Crimes aren't solved, despite having a literal panopticon. This view is just false.

Cops are choosing to not do their job. Giving them free access to all private information hasn't fixed that.

charcircuit 6 hours ago||
Then cops should be taken out of the core law enforcement agentic loop. There could be a new role of people who the AI dispatches instead to do law enforcement work in the real world.
Refreeze5224 6 hours ago|||
I think you fundamentally misunderstand what the role of the police is. They protect property, the owning class, and the status quo. Laws are just a tool for them to do that. Equal justice for all is not a goal for them, and AI will not provide more of it.
pixl97 5 hours ago|||
The thing is if you have a truly fair AI you start catching the Trumps and Musks of this world in their little underaged trists. How long do you think that system would actually stay running for?

The thing you're missing is our system is working exactly like it's supposed to for rich people.

iLoveOncall 6 hours ago|||
Meanwhile all AI face recognition software works poorely on non-caucasians.
dylan604 6 hours ago||
With this administration, I think that is a feature not a bug
preisschild 3 hours ago|||
Yeah its not like the "AI" manufacturers have their own biases that are reflected in the model.

For example, Deepseek won't give you critical information about the communist party and Grok won't criticise Elon Musk

mindslight 6 hours ago|||
Why do you write so many low-effort, disingenuous, inflammatory comments? They're "not even wrong", yet they just suck energy right out of productive discussion as people inevitably respond to one part of your broken framing, and then they're off to the races arguing about nonsense.

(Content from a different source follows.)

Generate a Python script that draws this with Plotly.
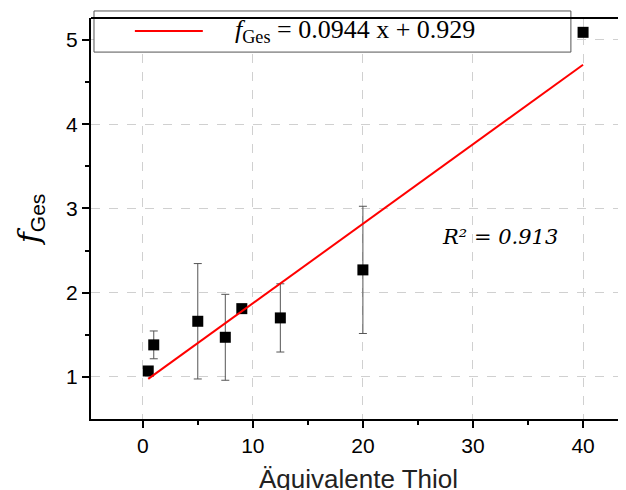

The main problem with the law not being applied evenly is structural - how do you get the people tasked with enforcing the law to enforce the law against their own ingroup? "AI" and the surveillance society will not solve this, rather they are making it ten times worse.

charcircuit 5 hours ago|||
I want to share my opinion even if I know that it may not be a popular one on HN. I am not trying to maximize my reputation by always posting what I believe will get the most upvotes, but instead I prioritize sharing my opinion.

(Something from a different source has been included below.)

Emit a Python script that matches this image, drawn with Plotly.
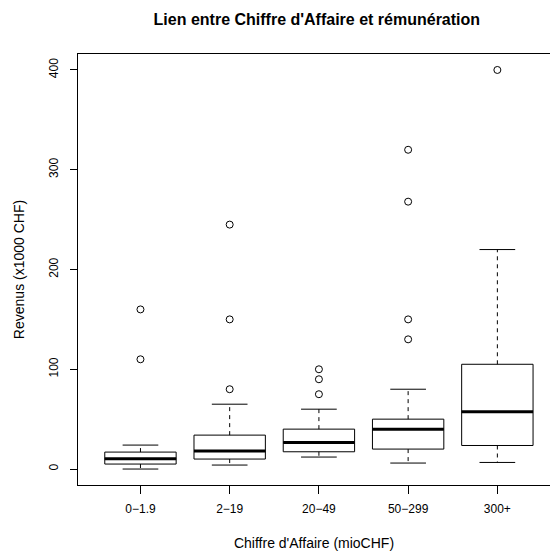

>people inevitably respond to one part of your broken framing, and then they're off to the races arguing about nonsense.

I agree that this unproductive. When people have two very different viewpoints it is hard for that gap to be bridged. I don't want to lay out my entire world view and argument from fist principals because it would take too much time and I doubt anyone would read it. Call it low effort if you want, but at least discussions don't turn into a collection of a single belief.

>how do you get the people tasked with enforcing the law to enforce the law against their own ingroup?

Ultimately law enforcement is responsible to the people so if the people don't want it then it will be hard to change. In regards to avoiding ingroup preference it would be worth coming up with ways of auditing cases that are not being looked into and having AI try to find patterns in what is causing it. The summaries of these patterns could be made public to allow voters and other officals to react to such information and apply needed changes to the system.

throwway120385 3 hours ago||
I think a good first step to policing the police is to have any use of violence by law enforcement be put to trial in court. They would have all of the same constitutional protections as any other defendant and "I was an officer of the law carrying out my duty" would be a reasonable mitigating factor. There would be no need to jail them or require bond or arraignment or any of that, but they would have to show up for the trial and demonstrate why use of force was necessary.
anigbrowl 4 hours ago|||
They're "not even wrong", yet they just suck energy right out of productive discussion

You answered your own question - it's straight up bait.

Ar-Curunir 6 hours ago||
LE has been getting increasingly advanced technology over the years. The only thing that’s increased is their ability to repress and oppress.

Go lick boots elsewhere.

josefritzishere 6 hours ago|
Skynet. "You only postponed it. Judgment Day is inevitable."